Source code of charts
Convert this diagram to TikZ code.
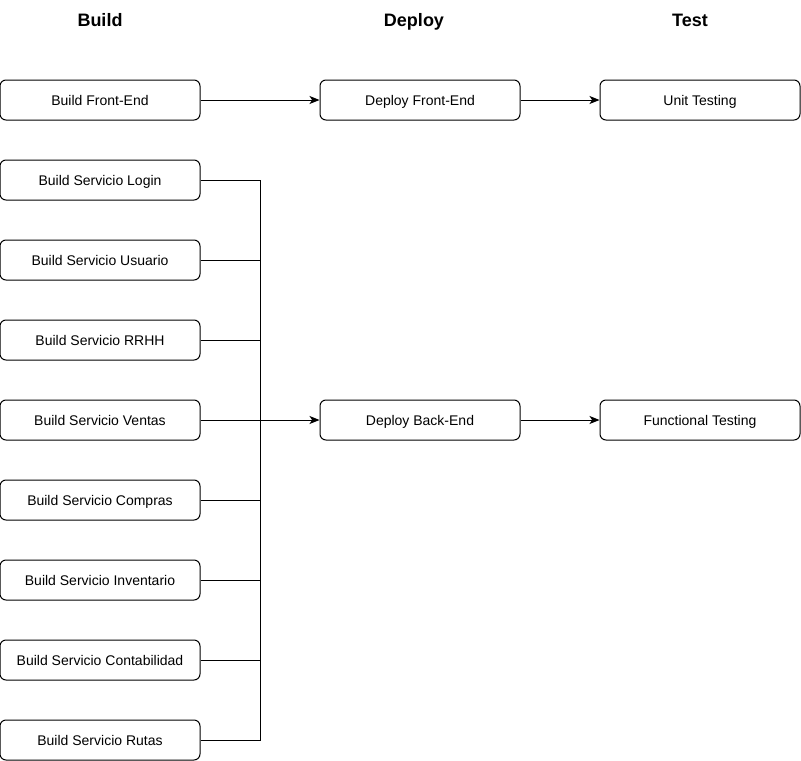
\documentclass[tikz,border=0pt]{standalone}
\usepackage{fontspec}
\setmainfont{Liberation Sans}
\usetikzlibrary{arrows.meta, positioning}
\tikzstyle{arrow} = [-{Stealth[length=7.5pt, width=6pt, inset=2pt]}]
\tikzstyle{stage} = [rectangle, rounded corners=4.5pt, minimum width=150pt, minimum height=30pt, text height=10.4pt, text depth=2.2pt, text centered, draw=black, line width=0.75pt, font=\fontsize{10.5}{12}\selectfont]
\tikzstyle{header} = [text height=12.6pt, text depth=2.9pt, font=\fontsize{13.5}{15}\selectfont\bfseries]

\begin{document}
\begin{tikzpicture}[x=0.75pt, y=-0.75pt, node distance=60pt, line width=0.75pt]
\useasboundingbox (0,0) rectangle (801,761);

% Column headers
\node (hbuild) [header] at (100,20) {Build};
\node (hdeploy) [header] at (414,20) {Deploy};
\node (htest) [header] at (690,20) {Test};

% Build column
\node (bfront) [stage] at (100,100) {Build Front-End};
\node (blogin) [stage, below of=bfront] {Build Servicio Login};
\node (busuario) [stage, below of=blogin] {Build Servicio Usuario};
\node (brrhh) [stage, below of=busuario] {Build Servicio RRHH};
\node (bventas) [stage, below of=brrhh] {Build Servicio Ventas};
\node (bcompras) [stage, below of=bventas] {Build Servicio Compras};
\node (binventario) [stage, below of=bcompras] {Build Servicio Inventario};
\node (bconta) [stage, below of=binventario] {Build Servicio Contabilidad};
\node (brutas) [stage, below of=bconta] {Build Servicio Rutas};

% Deploy column
\node (dfront) [stage] at (420,100) {Deploy Front-End};
\node (dback) [stage] at (420,420) {Deploy Back-End};

% Test column
\node (tunit) [stage] at (700,100) {Unit Testing};
\node (tfunc) [stage] at (700,420) {Functional Testing};

% Back-end bus
\coordinate (bus) at (260,420);

% Arrows
\draw [arrow] (bfront) -- (dfront);
\draw [arrow] (dfront) -- (tunit);
\draw [arrow] (dback) -- (tfunc);
\draw (blogin.east) -| (bus);
\draw (busuario.east) -| (bus);
\draw (brrhh.east) -| (bus);
\draw (bcompras.east) -| (bus);
\draw (binventario.east) -| (bus);
\draw (bconta.east) -| (bus);
\draw (brutas.east) -| (bus);
\draw [arrow] (bventas) -- (dback);

\end{tikzpicture}
\end{document}
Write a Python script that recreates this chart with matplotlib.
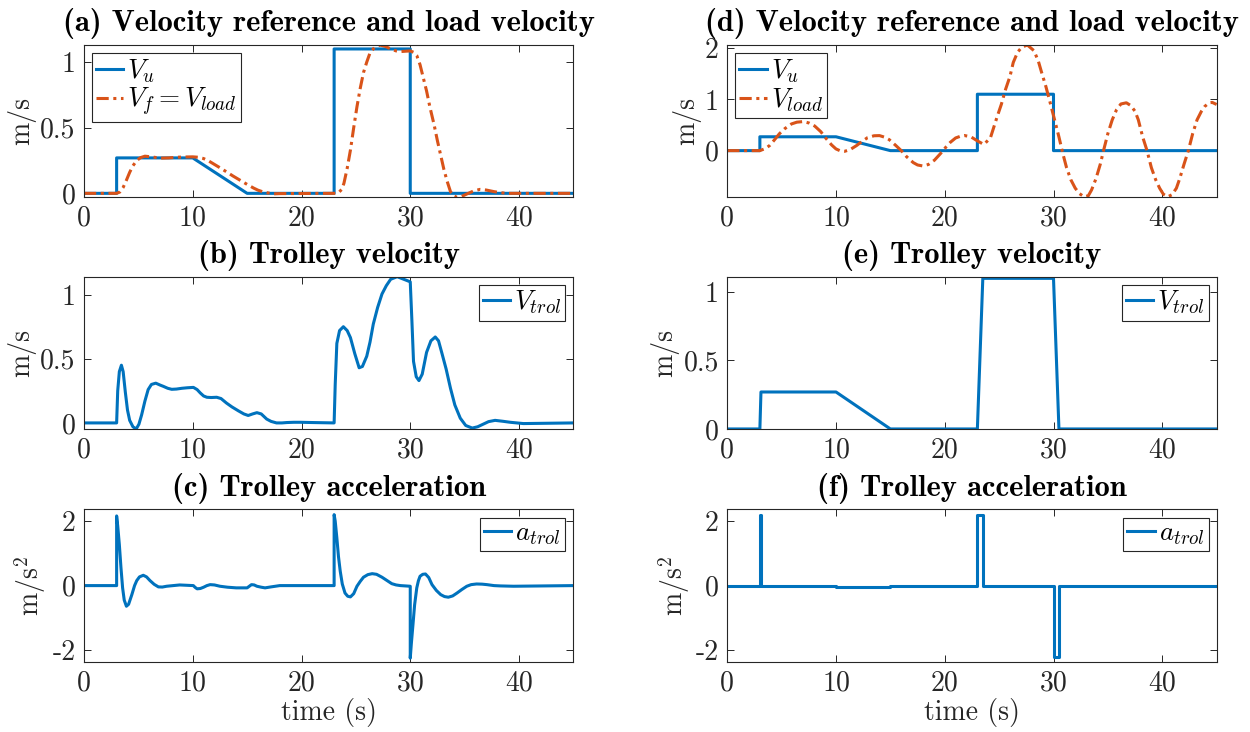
import matplotlib
matplotlib.use('Agg')
import matplotlib.pyplot as plt
from matplotlib.ticker import FuncFormatter

plt.rcParams.update({
    'font.family': 'cmr10',
    'mathtext.fontset': 'cm',
    'axes.unicode_minus': False,
    'axes.formatter.use_mathtext': False,
})

BLUE = '#0072BD'
ORANGE = '#D95319'
DARK = '#262626'

# ---------------- data ----------------
t_ref = [0, 3, 3, 10, 15, 23, 23, 30, 30, 45]
v_ref = [0, 0, 0.27, 0.27, 0, 0, 1.1, 1.1, 0, 0]

t_load_a = [0, 3.0, 3.3, 3.6, 3.9, 4.2, 4.5, 4.85, 5.2, 5.6, 6.2, 7.0, 7.8, 8.5, 9.3, 10.0,
            10.5, 11.0, 11.5, 11.9, 12.5, 13.1, 13.7, 14.35, 15.0, 15.6, 16.0, 16.5, 17.0,
            17.4, 18.0, 23.0, 23.4, 23.7, 23.9, 24.2, 24.5, 24.8, 25.1, 25.4, 25.7, 26.0,
            26.3, 26.7, 27.2, 27.7, 28.2, 28.7, 29.1, 29.6, 30.0, 30.3, 30.6, 30.9, 31.2,
            31.5, 31.8, 32.2, 32.5, 32.8, 33.1, 33.4, 33.7, 34.0, 34.3, 34.7, 35.2, 35.8,
            36.4, 37.0, 37.7, 38.3, 38.9, 45]
v_load_a = [0, 0, 0.01, 0.045, 0.10, 0.16, 0.21, 0.25, 0.272, 0.283, 0.278, 0.268, 0.27,
            0.275, 0.277, 0.278, 0.275, 0.265, 0.245, 0.225, 0.195, 0.164, 0.132, 0.10,
            0.068, 0.04, 0.024, 0.01, 0.002, -0.004, -0.002, 0.0, 0.005, 0.03, 0.076, 0.19,
            0.33, 0.50, 0.66, 0.80, 0.92, 1.00, 1.07, 1.11, 1.13, 1.12, 1.10, 1.085, 1.08,
            1.083, 1.085, 1.075, 1.05, 0.98, 0.88, 0.78, 0.66, 0.52, 0.40, 0.29, 0.18, 0.09,
            0.013, -0.02, -0.03, -0.025, -0.005, 0.017, 0.03, 0.025, 0.013, 0.005, 0.0, 0.0]

t_trol_b = [0, 3.0, 3.1, 3.25, 3.44, 3.6, 3.8, 4.0, 4.2, 4.5, 4.8, 5.05, 5.3, 5.6, 5.9, 6.2,
            6.6, 7.0, 7.3, 7.7, 8.07, 8.5, 9.0, 9.5, 10.06, 10.4, 10.7, 11.0, 11.3, 11.7,
            12.2, 12.6, 13.1, 13.6, 14.2, 14.7, 15.1, 15.5, 15.9, 16.3, 16.8, 17.2, 17.7,
            18.2, 18.65, 19.3, 19.9, 21.0, 23.0, 23.1, 23.25, 23.5, 23.85, 24.2, 24.5, 24.9,
            25.3, 25.6, 26.0, 26.3, 26.6, 27.0, 27.4, 27.8, 28.2, 28.8, 29.4, 30.0, 30.15,
            30.3, 30.55, 30.8, 31.1, 31.5, 31.9, 32.3, 32.6, 32.9, 33.3, 33.7, 34.1, 34.6,
            35.1, 35.7, 36.2, 36.7, 37.2, 37.8, 38.5, 39.2, 40.4, 45]
v_trol_b = [0, 0, 0.25, 0.40, 0.45, 0.40, 0.24, 0.10, 0.02, -0.03, -0.047, -0.01, 0.063,
            0.17, 0.26, 0.30, 0.31, 0.295, 0.285, 0.27, 0.262, 0.264, 0.27, 0.274, 0.277,
            0.26, 0.233, 0.21, 0.20, 0.198, 0.20, 0.19, 0.155, 0.125, 0.094, 0.07, 0.058,
            0.07, 0.08, 0.07, 0.03, 0.012, 0.0, 0.0, 0.003, 0.005, 0.005, 0.003, 0.0, 0.30,
            0.62, 0.72, 0.75, 0.72, 0.665, 0.54, 0.43, 0.44, 0.52, 0.63, 0.77, 0.90, 1.005,
            1.07, 1.12, 1.14, 1.12, 1.10, 0.80, 0.48, 0.36, 0.33, 0.38, 0.55, 0.64, 0.67,
            0.64, 0.547, 0.42, 0.27, 0.14, 0.037, -0.02, -0.04, -0.03, -0.01, 0.01, 0.02,
            0.013, 0.005, -0.005, 0.0]

t_acc_c = [0, 3.0, 3.0, 3.1, 3.25, 3.4, 3.55, 3.7, 3.9, 4.1, 4.4, 4.65, 4.85, 5.1, 5.45,
           5.75, 6.07, 6.45, 6.84, 7.2, 7.6, 8.2, 8.8, 10.06, 10.2, 10.4, 10.7, 11.0, 11.3,
           11.6, 12.0, 12.5, 13.2, 14.0, 15.0, 15.2, 15.4, 15.65, 15.9, 16.3, 16.65, 17.2,
           18.0, 23.0, 23.0, 23.1, 23.25, 23.4, 23.56, 23.75, 24.0, 24.25, 24.5, 24.8, 25.1,
           25.4, 25.7, 26.1, 26.5, 26.9, 27.4, 27.85, 28.3, 28.7, 29.1, 30.0, 30.0, 30.1,
           30.25, 30.4, 30.6, 30.75, 30.9, 31.15, 31.4, 31.7, 32.0, 32.4, 32.8, 33.15, 33.5,
           33.9, 34.3, 34.75, 35.2, 35.6, 36.1, 36.6, 37.05, 37.7, 38.3, 39.5, 45]
v_acc_c = [0, 0, 2.16, 1.85, 1.27, 0.55, -0.07, -0.45, -0.64, -0.58, -0.28, 0.0, 0.155,
           0.27, 0.32, 0.27, 0.155, 0.04, -0.04, -0.045, -0.02, 0.0, 0.02, 0.0, -0.05, -0.1,
           -0.09, -0.05, 0.0, 0.03, 0.02, -0.02, -0.05, -0.07, -0.07, -0.02, 0.03, 0.02,
           -0.02, -0.05, -0.07, -0.04, 0.0, 0.0, 2.2, 2.0, 1.48, 0.9, 0.45, 0.05, -0.23,
           -0.33, -0.35, -0.25, -0.02, 0.13, 0.26, 0.34, 0.37, 0.35, 0.26, 0.16, 0.06, 0.02,
           0.0, -0.02, -2.25, -1.8, -1.21, -0.6, -0.07, 0.15, 0.29, 0.35, 0.36, 0.25, 0.03,
           -0.15, -0.28, -0.34, -0.36, -0.32, -0.23, -0.12, -0.02, 0.03, 0.05, 0.045, 0.03,
           0.0, -0.01, -0.02, 0.0]

t_load_d = [0, 3.0, 3.5, 3.9, 4.3, 4.8, 5.3, 5.9, 6.4, 7.0, 7.5, 8.04, 8.6, 9.1, 9.6, 10.0,
            10.4, 10.8, 11.3, 11.9, 12.4, 12.9, 13.5, 14.0, 14.5, 14.9, 15.5, 16.0, 16.5,
            17.1, 17.5, 18.0, 18.5, 19.05, 19.6, 20.1, 20.5, 21.0, 21.5, 21.8, 22.4, 23.0,
            23.6, 24.2, 24.8, 25.2, 25.6, 26.0, 26.3, 26.7, 27.1, 27.6, 28.2, 28.6, 28.9,
            29.3, 29.7, 30.1, 30.5, 30.85, 31.2, 31.6, 32.0, 32.4, 32.8, 33.2, 33.5, 33.9,
            34.3, 34.6, 35.0, 35.4, 35.8, 36.2, 36.7, 37.1, 37.5, 37.8, 38.2, 38.6, 39.0,
            39.4, 39.76, 40.1, 40.5, 40.9, 41.3, 41.6, 42.0, 42.4, 42.8, 43.2, 43.6, 43.9,
            44.3, 44.6, 45.0]
v_load_d = [0, 0, 0.04, 0.1, 0.2, 0.33, 0.43, 0.52, 0.555, 0.567, 0.54, 0.48, 0.37, 0.233,
            0.11, 0.033, -0.005, -0.013, 0.02, 0.1, 0.18, 0.253, 0.29, 0.293, 0.26, 0.213,
            0.1, 0.0, -0.12, -0.233, -0.28, -0.30, -0.27, -0.187, -0.06, 0.067, 0.16, 0.247,
            0.285, 0.295, 0.27, 0.19, 0.12, 0.25, 0.65, 0.9, 1.2, 1.45, 1.72, 1.92, 2.02,
            2.06, 1.95, 1.75, 1.53, 1.25, 0.93, 0.6, 0.267, -0.05, -0.333, -0.57, -0.733,
            -0.84, -0.9, -0.88, -0.767, -0.55, -0.267, 0.0, 0.333, 0.6, 0.8, 0.91, 0.933,
            0.88, 0.767, 0.6, 0.267, 0.0, -0.333, -0.57, -0.733, -0.85, -0.9, -0.86, -0.733,
            -0.55, -0.267, 0.0, 0.333, 0.6, 0.767, 0.86, 0.933, 0.94, 0.9]

t_trol_e = [0, 3, 3.1, 10, 15, 23, 23.5, 30, 30.5, 45]
v_trol_e = [0, 0, 0.27, 0.27, 0, 0, 1.1, 1.1, 0, 0]

t_acc_f = [0, 3, 3, 3.12, 3.12, 10, 10, 15, 15, 23, 23, 23.5, 23.5, 30, 30, 30.5, 30.5, 45]
v_acc_f = [0, 0, 2.2, 2.2, 0, 0, -0.054, -0.054, 0, 0, 2.2, 2.2, 0, 0, -2.2, -2.2, 0, 0]

x_ticks = [0, 10, 20, 30, 40]

# ---------------- figure ----------------
fig = plt.figure(figsize=(12.5, 7.32), dpi=100)

colx = [0.0672, 0.5818]
w = 0.3915
rows_b = [0.7305, 0.414, 0.096]
h = 0.208

LW = 2.2
DASH = (0, (4.0, 1.5, 1.0, 1.5))
fmt = FuncFormatter(lambda v, p: ('%g' % v))


def style(ax, ylim, yticks, title, ylabel, xlabel=False):
    ax.set_xlim(0, 45)
    ax.set_ylim(*ylim)
    ax.set_xticks(x_ticks)
    ax.set_yticks(yticks)
    ax.yaxis.set_major_formatter(fmt)
    ax.xaxis.set_major_formatter(fmt)
    ax.tick_params(direction='in', top=True, right=True, length=5, width=0.7,
                   colors=DARK, labelsize=20, pad=6)
    for s in ax.spines.values():
        s.set_color(DARK)
        s.set_linewidth(0.8)
    ax.set_title(title, fontfamily='cmb10', fontsize=22, pad=10, color='black')
    ax.set_ylabel(ylabel, fontsize=20, color=DARK, labelpad=3)
    if xlabel:
        ax.set_xlabel('time (s)', fontsize=20, color=DARK, labelpad=1)


def leg(ax, loc):
    l = ax.legend(loc=loc, fontsize=19.5, frameon=True, fancybox=False, framealpha=1,
                  edgecolor=DARK, handlelength=1.0, handletextpad=0.15,
                  borderpad=0.15, labelspacing=0.05, borderaxespad=0.3)
    l.get_frame().set_linewidth(0.8)


# (a)
ax = fig.add_axes([colx[0], rows_b[0], w, h])
ax.plot(t_ref, v_ref, color=BLUE, lw=LW, label=r'$V_u$')
ax.plot(t_load_a, v_load_a, color=ORANGE, lw=LW, ls=DASH, label=r'$V_f = V_{load}$')
style(ax, (-0.03, 1.13), [0, 0.5, 1], '(a) Velocity reference and load velocity', 'm/s')
leg(ax, 'upper left')

# (b)
ax = fig.add_axes([colx[0], rows_b[1], w, h])
ax.plot(t_trol_b, v_trol_b, color=BLUE, lw=LW, label=r'$V_{trol}$')
style(ax, (-0.047, 1.14), [0, 0.5, 1], '(b) Trolley velocity', 'm/s')
leg(ax, 'upper right')

# (c)
ax = fig.add_axes([colx[0], rows_b[2], w, h])
ax.plot(t_acc_c, v_acc_c, color=BLUE, lw=LW, label=r'$a_{trol}$')
style(ax, (-2.36, 2.36), [-2, 0, 2], '(c) Trolley acceleration', r'm/s$^2$', xlabel=True)
leg(ax, 'upper right')

# (d)
ax = fig.add_axes([colx[1], rows_b[0], w, h])
ax.plot(t_ref, v_ref, color=BLUE, lw=LW, label=r'$V_u$')
ax.plot(t_load_d, v_load_d, color=ORANGE, lw=LW, ls=DASH, label=r'$V_{load}$')
style(ax, (-0.91, 2.06), [0, 1, 2], '(d) Velocity reference and load velocity', 'm/s')
leg(ax, 'upper left')

# (e)
ax = fig.add_axes([colx[1], rows_b[1], w, h])
ax.plot(t_trol_e, v_trol_e, color=BLUE, lw=LW, label=r'$V_{trol}$')
style(ax, (0, 1.112), [0, 0.5, 1], '(e) Trolley velocity', 'm/s')
leg(ax, 'upper right')

# (f)
ax = fig.add_axes([colx[1], rows_b[2], w, h])
ax.plot(t_acc_f, v_acc_f, color=BLUE, lw=LW, label=r'$a_{trol}$')
style(ax, (-2.36, 2.36), [-2, 0, 2], '(f) Trolley acceleration', r'm/s$^2$', xlabel=True)
leg(ax, 'upper right')

fig.savefig('out.png', dpi=100)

Problem ::
Write out, exactly and with nothing added, everything from the line with "Write a Python" down to the line with "from matplotlib.ticker import FuncFormatter", both included. Drop any pictures.

The reply ::
Write a Python script that recreates this chart with matplotlib.
import matplotlib
matplotlib.use('Agg')
import matplotlib.pyplot as plt
from matplotlib.ticker import FuncFormatter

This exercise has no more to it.